Symonds has been sent home so Australia will be weaker now in Twenty20 as well as Tests, but did they have to take that action? We'll never know without a full report of his behaviour, but what is public at the moment doesn't seem to warrant sending home. It appears he went for a few drinks while watching an Aussie rugby league match without telling the team management.

Why do they have to tell the management where they are at all times? That would drive me insane!

3 June 2009

Not great timing !

From the start I've been a huge fan of Twenty20 cricket and have been to matches all over the South East. Not for me the notion that it's not 'proper cricket', indeed I'd argue that what we play at the weekend is proper cricket rather than what the moneyed guys get involved with (although I love that too).
The trouble is that on the threshold of a 20/20 World Cup I've just realised that I'm bored with it all and hanker for the subtlety of the longer games and judging by the numbers attending matches over the last fortnight I'm not alone.
Well, at least the football seasons finished,isn't it ?

1 June 2009


I cannot believe that nobody has brought this up!

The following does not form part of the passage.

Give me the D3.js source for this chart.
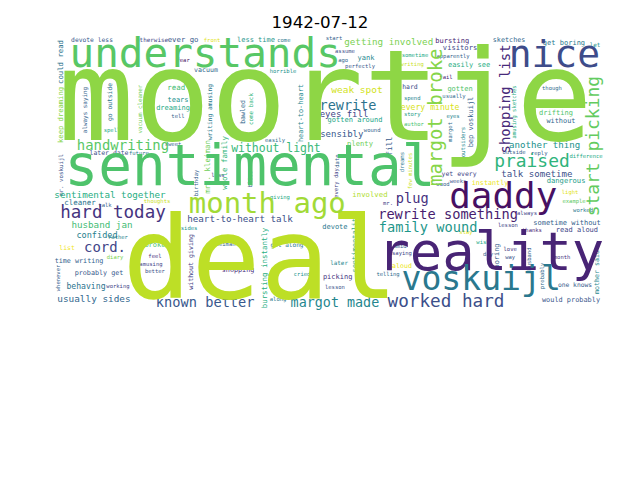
<!DOCTYPE html>
<html>
<head>
<meta charset="utf-8">
<script src="https://cdn.jsdelivr.net/npm/d3@7"></script>
<style>
  body { margin: 0; background: #fff; }
  svg { display: block; }
  .word { font-family: "DejaVu Sans Mono", monospace; }
  .title { font-family: "DejaVu Sans", sans-serif; font-size: 16.7px; }
</style>
</head>
<body>
<div id="vis"></div>
<script>
const FRAME_WIDTH = 640;
const FRAME_HEIGHT = 480;
const CLOUD_W = 400;   // word cloud canvas
const CLOUD_H = 200;

const TITLE = "1942-07-12";

// [word, x, y, size, vertical, tone]  (cloud canvas units, tone = viridis 0..1)
const largeWords = [
  ["moortje", 198, 50, 92, 0, 0.83],
  ["deal", 151, 167, 83, 0, 0.9],
  ["sentimental", 143.5, 97.8, 40.6, 0, 0.72],
  ["reality", 318, 160, 39, 0, 0.1],
  ["understands", 111, 16, 29.7, 0, 0.74],
  ["nice", 364, 16.7, 27.5, 0, 0.23],
  ["daddy", 327, 119, 26, 0, 0.04],
  ["voskuijl", 311, 179, 24, 0, 0.4],
  ["month ago", 156, 124, 21, 0, 0.86]
];

const phraseWords = [
  ["margot broke", 278.3, 61, 13.8, 1, 0.82],
  ["shopping list", 328.6, 47.8, 10.1, 1, 0.12],
  ["start picking", 392.8, 82, 13, 1, 0.76],
  ["praised", 347.8, 93.2, 13, 0, 0.65],
  ["worked hard", 285.5, 194.7, 12.8, 0, 0.24],
  ["hard today", 44.2, 130.3, 12.7, 0, 0.15],
  ["handwriting", 51.4, 81.7, 10.1, 0, 0.74],
  ["cord.", 38.4, 155.7, 10.1, 0, 0.2],
  ["known better", 111, 195.6, 9.9, 0, 0.27],
  ["margot made", 205, 195.7, 9.7, 0, 0.46],
  ["rewrite something", 287, 131.8, 9.9, 0, 0.08],
  ["family wound", 272.5, 141.2, 9.9, 0, 0.53],
  ["plug", 261, 120.3, 9.9, 0, 0.14],
  ["rewrite", 214.5, 53, 9.8, 0, 0.38],
  ["without light", 162.3, 83.7, 8.3, 0, 0.67],
  ["eyes fill", 211.6, 59, 6.5, 0, 0.2],
  ["sensibly", 210, 73.4, 6.5, 0, 0.27],
  ["weak spot", 221, 41.4, 6.9, 0, 0.93],
  ["getting involved", 244, 6.7, 6.7, 0, 0.8],
  ["another thing", 357, 81.4, 6.6, 0, 0.5],
  ["talk sometime", 351.4, 102.4, 6.6, 0, 0.24],
  ["sentimental together", 42, 117.5, 6.7, 0, 0.62],
  ["husband jan", 36.2, 139.1, 6.7, 0, 0.69],
  ["heart-to-heart talk", 136.2, 134.8, 6.7, 0, 0.24],
  ["usually sides", 30.4, 192.8, 6.8, 0, 0.33],
  ["confided", 32.6, 146.7, 6.2, 0, 0.43],
  ["behaving", 24.6, 183.8, 5.9, 0, 0.38],
  ["every minute", 274, 54.1, 5.9, 0, 0.94],
  ["gotten around", 219.6, 63, 5.1, 0, 0.58],
  ["plenty", 223.2, 80.3, 5.2, 0, 0.78],
  ["bursting", 290, 5.7, 5.1, 0, 0.1],
  ["visitors", 295.7, 10.7, 5.2, 0, 0.21],
  ["easily see", 302.2, 23.1, 5.1, 0, 0.62],
  ["sketches", 331.2, 5.1, 4.9, 0, 0.33],
  ["get boring", 371, 7.2, 5.1, 0, 0.4],
  ["drifting", 365.2, 58, 5.1, 0, 0.72],
  ["without", 368.8, 63.8, 5, 0, 0.33],
  ["dangerous", 372.5, 107.1, 5.2, 0, 0.55],
  ["yet every", 295, 102.2, 4.7, 0, 0.2],
  ["instantly", 317.4, 108.7, 4.9, 0, 0.97],
  ["involved", 230.4, 117.2, 5.3, 0, 0.88],
  ["sometime without", 373.2, 137.7, 5.1, 0, 0.3],
  ["read aloud", 380.4, 142.8, 5.1, 0, 0.21],
  ["one knows", 379, 182.6, 4.6, 0, 0.28],
  ["would probably", 376.1, 193.5, 5, 0, 0.27],
  ["mother said", 394.9, 173.2, 4.8, 1, 0.46],
  ["devote less", 29, 5.1, 4.6, 0, 0.27],
  ["could read", 6.5, 21, 5.3, 1, 0.38],
  ["keep dreaming", 6.5, 59.4, 5.2, 1, 0.82],
  ["always saying", 23.9, 55.8, 4.3, 1, 0.31],
  ["go outside", 42, 50, 4.6, 1, 0.38],
  ["vacuum cleaner", 63.8, 55.1, 4.2, 1, 0.78],
  ["writing amusing", 114.5, 57.2, 4.5, 1, 0.4],
  ["bawled", 138.4, 57.2, 4.8, 1, 0.33],
  ["come back", 144.2, 55.1, 4.3, 1, 0.66],
  ["heart-to-heart", 180.4, 58, 5, 1, 0.46],
  ["vacuum", 111.6, 26.8, 4.8, 0, 0.33],
  ["ever go", 95, 5.1, 5.3, 0, 0.27],
  ["less time", 147.8, 5.1, 5.1, 0, 0.53],
  ["read", 90, 39.9, 5.4, 0, 0.69],
  ["tears", 91.3, 48.6, 5.1, 0, 0.5],
  ["dreaming", 87.7, 54.3, 5.1, 0, 0.6],
  ["later date", 41.3, 87, 4.7, 0, 0.24],
  ["cleaner", 20.3, 123.2, 5.4, 0, 0.38],
  ["list", 10.9, 155.8, 4.7, 0, 0.98],
  ["time writing", 19.6, 165.2, 4.9, 0, 0.31],
  ["probably get", 34.1, 173.9, 4.9, 0, 0.27],
  ["without giving", 100.7, 165.9, 4.8, 1, 0.18],
  ["bursting instantly", 154.3, 170.3, 5.4, 1, 0.63],
  ["broke", 74.6, 153.6, 5.1, 0, 0.72],
  ["get along", 170.3, 153.6, 4.4, 0, 0.4],
  ["shopping", 134.8, 171.7, 4.9, 0, 0.12],
  ["devote", 205, 140.6, 5.1, 0, 0.4],
  ["sentimentality", 219.6, 152.2, 5.1, 1, 0.57],
  ["later", 208, 166.7, 4.3, 0, 0.46],
  ["picking", 207, 176.8, 5.1, 0, 0.15],
  ["aloud", 253.6, 168.8, 4.8, 0, 0.97],
  ["fill", 245, 82, 5.7, 1, 0.27],
  ["dreams", 253.6, 93.5, 4.1, 1, 0.4],
  ["gotten", 295.7, 40.6, 5.1, 0, 0.72],
  ["hard", 259.4, 39.1, 4.7, 0, 0.24],
  ["yank", 227.5, 18.1, 5.1, 0, 0.46],
  ["whole family", 125.4, 94.2, 5.4, 1, 0.66],
  ["mrs. kleiman", 113, 97.1, 5.4, 1, 0.78],
  ["bep voskuijl", 303.6, 64.5, 5.1, 1, 0.3],
  ["outsiders", 297.8, 79, 4.1, 1, 0.46],
  ["boring", 322.5, 161.6, 5, 1, 0.3],
  ["let", 393.5, 8.8, 4.3, 0, 0.5]
];

const smallWords = [
  ["start", 204.3, 3.6, 4, 0, 0.3], ["assume", 212.3, 13, 4, 0, 0.24],
  ["ago", 211, 19.6, 4, 0, 0.3], ["perfectly", 223.2, 24, 4, 0, 0.27],
  ["fear", 95, 19.6, 4, 0, 0.05], ["otherwise", 72.5, 5.1, 4.3, 0, 0.2],
  ["front", 116, 5.1, 4, 0, 0.95], ["come", 168, 5.1, 4, 0, 0.4],
  ["horrible", 167.4, 27.5, 4, 0, 0.5], ["tell", 91.3, 60.1, 4, 0, 0.3],
  ["spell", 43.5, 70.9, 4, 0, 0.6], ["future", 63, 87, 4, 0, 0.4],
  ["sweet", 87.7, 80.4, 4, 0, 0.3], ["easily", 161.6, 77.5, 4, 0, 0.35],
  ["wound", 232, 70.9, 4, 0, 0.3], ["date", 206.5, 92.8, 4, 1, 0.3],
  ["outside", 334.8, 86.2, 4, 0, 0.3], ["reply", 353, 87, 4, 0, 0.3],
  ["difference", 387, 89.1, 4, 0, 0.6], ["light", 375.4, 115.2, 4, 0, 0.95],
  ["example", 378.3, 121.7, 4, 0, 0.75], ["worked", 384.8, 128.3, 4, 0, 0.4],
  ["always", 344.2, 130.4, 4, 0, 0.2], ["thanks", 347.8, 142.8, 4, 0, 0.1],
  ["husband", 345.7, 163.8, 4, 1, 0.3], ["month", 369.6, 162.3, 4, 0, 0.15],
  ["probably", 355.1, 176.1, 4, 1, 0.35], ["lesson", 330.4, 139.1, 4, 0, 0.2],
  ["love", 332, 156.5, 4, 0, 0.15], ["way", 332, 162.3, 4, 0, 0.25],
  ["stay", 300, 144.2, 4, 0, 0.95], ["wish", 312.3, 151.4, 4, 0, 0.6],
  ["day", 316, 160.1, 4, 0, 0.3], ["saying", 253.6, 159.4, 4, 0, 0.2],
  ["amid", 252.2, 154.3, 4, 0, 0.3], ["telling", 243.5, 174.6, 4, 0, 0.35],
  ["lesson", 205, 184.1, 4, 0, 0.25], ["cried", 181.2, 174.6, 4, 0, 0.5],
  ["along", 163.8, 192.8, 4, 0, 0.4], ["kleiman", 124.6, 152.9, 4, 0, 0.3],
  ["feel", 74.6, 161.6, 4, 0, 0.15], ["amusing", 71.7, 167.4, 4, 0, 0.2],
  ["better", 74.6, 172.5, 4, 0, 0.25], ["diary", 45.7, 162.3, 4, 0, 0.8],
  ["working", 47.8, 183.3, 4, 0, 0.2], ["rather", 47.8, 147.8, 4, 0, 0.45],
  ["talk", 38.4, 124.6, 4, 0, 0.3], ["thoughts", 76.1, 121.7, 4, 0, 0.92],
  ["giving", 165.2, 118.8, 4, 0, 0.6], ["sides", 99.3, 141.3, 4, 0, 0.5],
  ["less", 120.3, 102.9, 4, 0, 0.2], ["birthday", 104.3, 108.7, 4, 1, 0.3],
  ["bliss", 143.5, 105.8, 4, 1, 0.3], ["every day", 205.8, 108.7, 4, 1, 0.2],
  ["wood", 283.3, 109.4, 4, 0, 0.3], ["mr.", 243.5, 123.2, 4, 0, 0.2],
  ["whenever", 4.3, 177.5, 4, 1, 0.3], ["mr. voskuijl", 6.5, 102.9, 4.2, 1, 0.25],
  ["margot", 288.4, 71.7, 4, 1, 0.35], ["amusing sketches", 334.8, 57.2, 4, 1, 0.62],
  ["though", 362.3, 40.1, 4, 0, 0.35], ["apparently", 290.6, 16.7, 4, 0, 0.3],
  ["sometime", 263, 15.9, 4, 0, 0.6], ["writing", 261, 22.5, 4, 0, 0.92],
  ["fail", 285.5, 32, 4, 0, 0.1], ["spend", 261, 47, 4, 0, 0.45],
  ["usually", 291.3, 45.7, 4, 0, 0.35], ["story", 261, 58.8, 4, 0, 0.55],
  ["eyes", 290.6, 60.2, 4, 0, 0.45], ["author", 262.3, 65.9, 4, 0, 0.7],
  ["few minutes", 259.4, 100, 4, 1, 0.92], ["weeks", 294.2, 107.5, 4, 0, 0.25]
];

const svg = d3.select("#vis")
  .append("svg")
    .attr("width", FRAME_WIDTH)
    .attr("height", FRAME_HEIGHT);

svg.append("rect")
    .attr("width", FRAME_WIDTH)
    .attr("height", FRAME_HEIGHT)
    .attr("fill", "#fff");

// cloud image placement on the figure
const xScale = d3.scaleLinear().domain([0, CLOUD_W]).range([52, 604]);
const yScale = d3.scaleLinear().domain([0, CLOUD_H]).range([33, 309]);
const sizeScale = d3.scaleLinear().domain([0, CLOUD_W]).range([0, 552]);

svg.append("text")
    .attr("class", "title")
    .attr("x", FRAME_WIDTH / 2)
    .attr("y", 28)
    .attr("text-anchor", "middle")
    .attr("fill", "#000")
    .text(TITLE);

const allWords = [...smallWords, ...phraseWords, ...largeWords];

svg.append("g")
  .selectAll("text")
  .data(allWords)
  .enter()
  .append("text")
    .attr("class", "word")
    .attr("transform", (d) => {
      return "translate(" + xScale(d[1]) + "," + yScale(d[2]) + ")" + (d[4] ? " rotate(-90)" : "");
    })
    .attr("text-anchor", "middle")
    .attr("dy", "0.3em")
    .attr("font-size", (d) => sizeScale(d[3]) + "px")
    .attr("fill", (d) => d3.interpolateViridis(d[5]))
    .text((d) => d[0]);
</script>
</body>
</html>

What a brilliant idea except that, if I have read it right, a decent yorker should account for the batsman. On the basis that a bat was never big enough or wide enough for me a more compact one would have been counter-productive?

Any thoughts?

New Cricinfo

That was a shock opening Cricinfo to find it all changed - no problem with that but I really don't want to be patronised by some illiterate nerd telling me not to be afraid of change.
'As Nietzsche said, love is more afraid of change than destruction. But to that, let's add this one from the Buddha: Everything changes; without change, nothing remains' Eh?